As a housing attorney, I’ve seen the disconnect up close: politicians say they want more housing, yet adopt policies that delay, water down, or outright block the very homes they claim to support. These barriers — often well-intentioned on paper — have a devastating real-world impact: they drive up the cost of living and push people out of the communities they call home.
Los Angeles is now one of the most unaffordable cities in the country. That’s not by accident — it’s the direct result of decades of underbuilding. And the people paying the highest price are working families, low-income renters, and communities of color who face rising rents, shrinking options, and mass displacement. Even dual-income professionals increasingly find themselves priced out. The math is simple: we don’t have enough housing. We must build more.

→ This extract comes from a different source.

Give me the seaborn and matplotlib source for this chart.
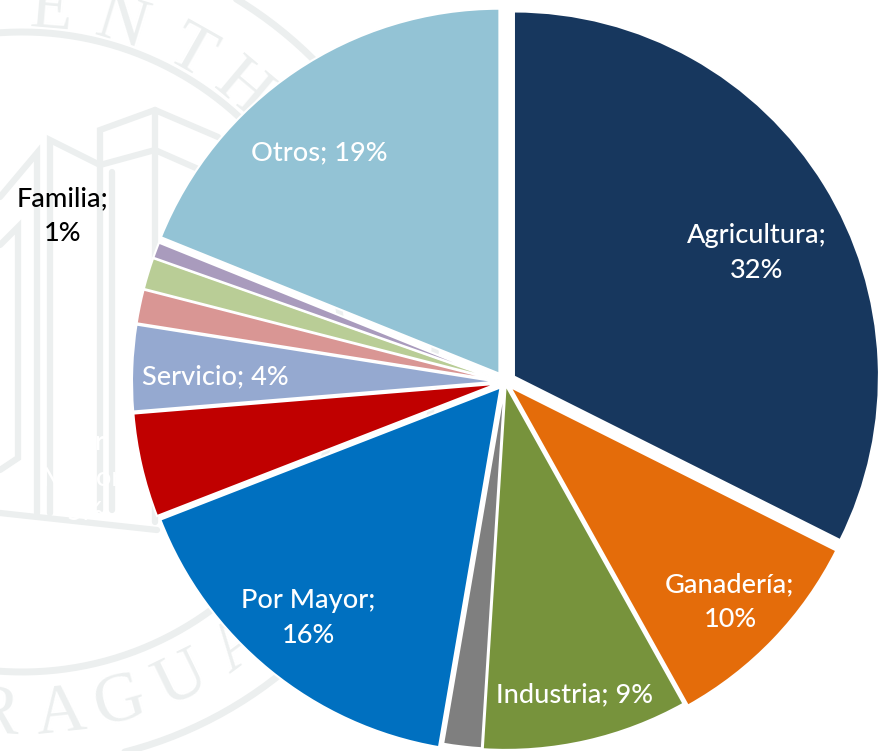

Full stop.
That’s why I’m running to lead on housing policy at the state level. In the 26th District and across California, we need more multifamily housing in urban areas — especially near transit and jobs. I’ll fight for policies that increase density in high-opportunity neighborhoods, build more workforce housing, streamline approvals and inspections, mandate staffing increases for permitting departments, increase home ownership in urban areas, make the construction of duplexes and fourplexes more viable and ensure cities follow state housing law. More homes in walkable, transit-connected areas not only reduce costs, they cut emissions and vehicle miles traveled — allowing people to live closer to where they work and raise their families.
Too often, public debate frames housing production and tenant protections as opposing forces. I reject that false choice. California must do both: build more housing and protect the people already here. I support thoughtful just-cause eviction protections, anti-rent-gouging laws, and expanding affordability covenants to 99 years. I’m in favor of rolling rent control legislation like the 2019 Tenant Protection Act, and I believe new development must come with safeguards for vulnerable low and fixed-income tenants: right-of-return guarantees or displacement compensation.
Finally, we need to rethink how we use public dollars to increase affordable housing. Rather than always defaulting to costly new construction, we should prioritize acquiring existing housing and converting it into permanently affordable homes for low-, middle-, and working-class families and exploring innovative social housing models, community land trusts and using public land to build affordable housing.
The housing crisis wasn’t inevitable — it was a policy choice. It’s time to choose differently. And I’m ready to lead that fight.